こんにちは。対校学生コーチの山田達也です。
今日は、今までの対校練習報告とは異なり、私自身が感じていることを主観的に書いていこうと思います。
現在対校チームは、対校エイトで勝利をすることを第一の目標に掲げてトレーニングを継続しています。私も現在エイトの指導を行うことが多いのですが、コーチという立場になっても思うのは、やはりエイトは面白いなということです。もちろん、単純に他の艇種よりも速いから、見ていて面白いというのもあるのですが、エイトの面白さというのは、やはり、漕手が8人も乗るというところに由来しているように思います。エイトは、8人の選手がシンクロして動かなければいけない種目であり、それゆえに、選手間での十分に信頼が不可欠です。
信頼という言葉は、ボート以外の場においても、あらゆるところで重要視されるものであり、日常にあふれている言葉なのですが、エイトに必要な信頼というのは、そうした普段使用する言葉とは、かなり違ったイメージを持っていると思います。一言で言えば、もっと「物騒」なものです。
これはエイトに限らないことですが、激しいメニューにおいては、酸素が直ぐに足りなくなり、呼吸はあっというまに苦しくなり、限界を迎えます。こうした、限界すれすれの状態では、あらゆる面でごまかしが効かなくなり、真に高いレベルの心技体が問われるのですが、クルーの信頼もここで真価を問われます。
本当に苦しいときは、心の中に、「自分より頑張ってない人がいるのではないか、そして、自分ももう少し頑張らなくても良いのではないか。」という思いが、何らかの形で浮かんできます。普段、心から尊敬し、信頼しているはずの先輩や同期と一緒に乗っているのにも関わらず、そんなことを思ってしまいそうになるのです。
クルーの内一人でも、そう思ってパフォーマンスを落してしまったら、もう終わりです。それが、残りの漕手に、明確に伝わり、負の連鎖が始まります。そうした状態は絶対に避けなければなりません。
これが、4人程度までのボートであれば、前後の人が頑張っていることが直に伝わってくるので、こうした思いに支配されにくくなるのですが、8人もいるエイトでは、より難しく、重要な課題となります。整調からバウまでは、10メートルも距離が離れています。特に、艇速が思うように出ない時期は、こうした思いに負けそうになることがあり、自分の精神的弱さを嫌なほど見せつけられます。それゆえにエイトというのは、難しい艇種だとも思います。

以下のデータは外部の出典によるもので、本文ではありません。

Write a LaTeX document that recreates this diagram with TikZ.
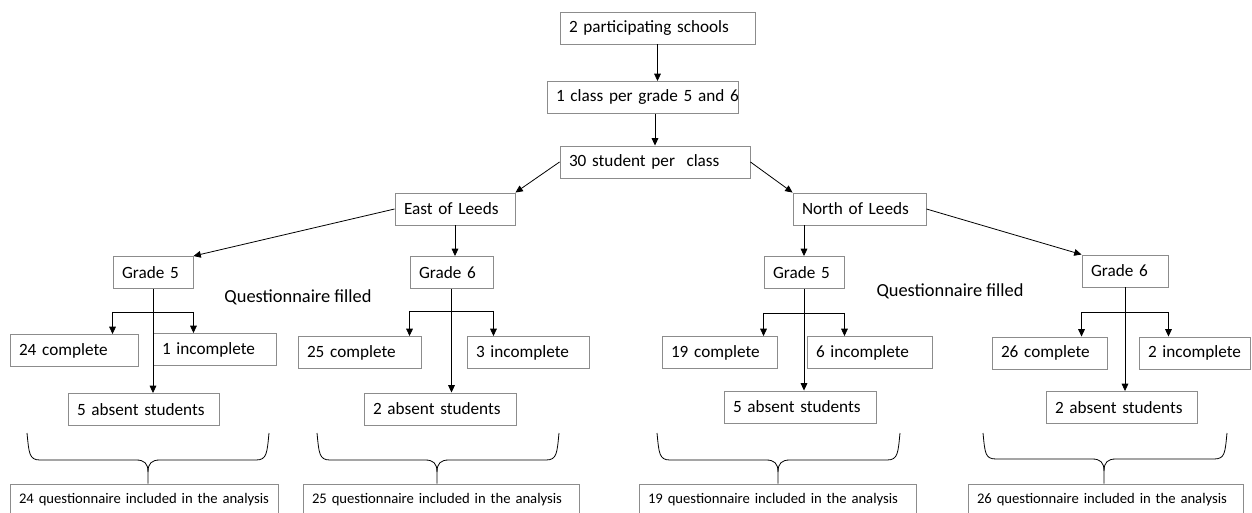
\documentclass[tikz,border=0pt]{standalone}
\usepackage{fontspec}
\setmainfont{Carlito}
\usepackage{tikz}
\usetikzlibrary{arrows.meta}
\definecolor{boxgray}{RGB}{140,140,140}

\begin{document}
\begin{tikzpicture}[x=0.75pt, y=-0.75pt]
        %style
        \tikzset{box/.style = {shape=rectangle, draw=boxgray, line width=0.7pt, inner xsep=6.75pt, inner ysep=0pt, minimum height=24pt, text width=#1*0.75pt-13.5pt, align=left, font=\fontsize{12.9}{15}\selectfont, execute at begin node={\hbox to 0pt\bgroup}, execute at end node={\hss\egroup}}}
        \tikzset{result/.style = {box=#1, font=\fontsize{11}{13}\selectfont}}
        \tikzset{note/.style = {inner sep=0pt, font=\fontsize{13.8}{16}\selectfont}}
        \tikzset{arr/.style = {-{Triangle[length=5.5pt, width=5pt]}, line width=0.6pt}}
        \tikzset{link/.style = {line width=0.6pt}}
        \path[use as bounding box, fill=white] (0,0) rectangle (1252,513);
        % top
        \node[box=195] (schools)  at (657.5,28)  {2 participating schools};
        \node[box=191] (classes)  at (642.5,97.5) {1 class per grade 5 and 6};
        \node[box=190] (students) at (655,162)   {30 student per~ class};
        \node[box=120] (east)     at (455,209)   {East of Leeds};
        \node[box=133] (north)    at (859.5,209) {North of Leeds};
        % grades
        \node[box=80]  (eg5) at (153,272.5)  {Grade 5};
        \node[box=83]  (eg6) at (451.5,272.5) {Grade 6};
        \node[box=80]  (ng5) at (804,272.5)  {Grade 5};
        \node[box=86]  (ng6) at (1125,271)   {Grade 6};
        \node[note]    (qe)  at (298,297)    {Questionnaire filled};
        \node[note]    (qn)  at (950,291)    {Questionnaire filled};
        % answers
        \node[box=128] (e5c) at (74,350.5)    {24 complete};
        \node[box=123] (e5i) at (214.5,349.5) {1 incomplete};
        \node[box=151] (e5a) at (143.5,409.5) {5 absent students};
        \node[box=123] (e6c) at (359.5,352.5) {25 complete};
        \node[box=122] (e6i) at (528,352.5)   {3 incomplete};
        \node[box=152] (e6a) at (440,409)     {2 absent students};
        \node[box=115] (n5c) at (719.5,352.5) {19 complete};
        \node[box=125] (n5i) at (869.5,352.5) {6 incomplete};
        \node[box=152] (n5a) at (800,407)     {5 absent students};
        \node[box=115] (n6c) at (1049.5,353)  {26 complete};
        \node[box=111] (n6i) at (1194.5,353)  {2 incomplete};
        \node[box=151] (n6a) at (1121.5,407.5) {2 absent students};
        % results
        \node[result=268] (e5r) at (144,500)    {24 questionnaire included in the analysis};
        \node[result=276] (e6r) at (441,500)    {25 questionnaire included in the analysis};
        \node[result=277] (n5r) at (777.5,500)  {19 questionnaire included in the analysis};
        \node[result=275] (n6r) at (1105.5,500) {26 questionnaire included in the analysis};
        % arrows
        \draw[arr] (schools.south) -- (schools.south |- classes.north);
        \draw[arr] (classes.south -| students.north) -- (students.north);
        \draw[arr] (students.west) -- (east.north east);
        \draw[arr] (students.east) -- (north.north west);
        \draw[arr] (east.west) -- (eg5.north east);
        \draw[arr] (east.south) -- (east.south |- eg6.north);
        \draw[arr] (ng5.north |- north.south) -- (ng5.north);
        \draw[arr] (north.east) -- (ng6.north west);
        % east grade 5
        \path (eg5.south) ++(0,23) coordinate (eb5);
        \draw[link] (eg5.west |- eb5) -- (eg5.east |- eb5);
        \draw[arr] (eg5.west |- eb5) -- (eg5.west |- e5c.north);
        \draw[arr] (eg5.east |- eb5) -- (eg5.east |- e5i.north);
        \draw[arr] (eg5.south) -- (eg5.south |- e5a.north);
        % east grade 6
        \path (eg6.south) ++(0,22) coordinate (eb6);
        \draw[link] (eg6.west |- eb6) -- (eg6.east |- eb6);
        \draw[arr] (eg6.west |- eb6) -- (eg6.west |- e6c.north);
        \draw[arr] (eg6.east |- eb6) -- (eg6.east |- e6i.north);
        \draw[arr] (eg6.south) -- (eg6.south |- e6a.north);
        % north grade 5
        \path (ng5.south) ++(0,24) coordinate (nb5);
        \draw[link] (ng5.west |- nb5) -- (ng5.east |- nb5);
        \draw[arr] (ng5.west |- nb5) -- (ng5.west |- n5c.north);
        \draw[arr] (ng5.east |- nb5) -- (ng5.east |- n5i.north);
        \draw[arr] (ng5.south) -- (ng5.south |- n5a.north);
        % north grade 6
        \path (ng6.south) ++(0,25) coordinate (nb6);
        \draw[link] (ng6.west |- nb6) -- (ng6.east |- nb6);
        \draw[arr] (ng6.west |- nb6) -- (ng6.west |- n6c.north);
        \draw[arr] (ng6.east |- nb6) -- (ng6.east |- n6i.north);
        \draw[arr] (ng6.south) -- (ng6.south |- n6a.north);
        % braces
        \draw[link] (27,433) .. controls (29,453) and (29,460) .. (40,460) -- (136,460) .. controls (144,460) and (148,463) .. (148,472) -- (148,472 |- e5r.north);
        \draw[link] (269,433) .. controls (267,453) and (267,460) .. (256,460) -- (160,460) .. controls (152,460) and (148,463) .. (148,472);
        \draw[link] (317,433) .. controls (319,453) and (319,460) .. (330,460) -- (425,460) .. controls (433,460) and (437,463) .. (437,472) -- (437,472 |- e6r.north);
        \draw[link] (559,433) .. controls (557,453) and (557,460) .. (546,460) -- (449,460) .. controls (441,460) and (437,463) .. (437,472);
        \draw[link] (657,433) .. controls (659,453) and (659,460) .. (670,460) -- (766,460) .. controls (774,460) and (778,463) .. (778,472) -- (778,472 |- n5r.north);
        \draw[link] (900,433) .. controls (898,453) and (898,460) .. (887,460) -- (790,460) .. controls (782,460) and (778,463) .. (778,472);
        \draw[link] (983,433) .. controls (985,453) and (985,459) .. (996,459) -- (1092,459) .. controls (1100,459) and (1104,462) .. (1104,471) -- (1104,471 |- n6r.north);
        \draw[link] (1227,433) .. controls (1225,453) and (1225,459) .. (1214,459) -- (1116,459) .. controls (1108,459) and (1104,462) .. (1104,471);
\end{tikzpicture}
\end{document}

しかしながら、全員が、残りの漕手を信じて、つまり、自分が苦しい時は、周りはもっと苦しいはずだと信じて、次の一本で死ぬぐらいのつもりでドライブを出せば、8人の力で助け合うことができ、案外、死にそうになりながらもスピードを保つことができるのです。そうやって、スピードを出して、メニュー、レースを終えた後は、苦しいながらも、不思議な昂揚感と爽やかな感覚を覚えます。このように、限界の前で、真に強い信頼を発揮できた瞬間がエイトを漕いでいて一番楽しい瞬間です。私は、対校エイトで勝てた経験があまり無く、こうした楽しさを感じれた機械は少なかったのですが、これができた瞬間の気持ちは今でも忘れることはありません。
コーチになっても、選手たちがこうした瞬間を見せてくれるのが、本当に楽しいです。そうした機会を与えてくれるという意味で、やはりエイトは面白いなと思います。これからの時期、並べやレースの中で、今まで以上に、選手は、自分の限界と向き合うことになると思いますが、私達コーチは、その中で、選手が互いの信頼感を含めて、心技体のレベルを上げていくことの、背中を押すことが出来たらと思っています。
OBの皆様はいつもご支援ありがとうございます。今月末は、いよいよお花見レガッタです。今年度の結果を占なう重要な前哨戦ですので、ご声援の程、是非ともよろしくお願い致します。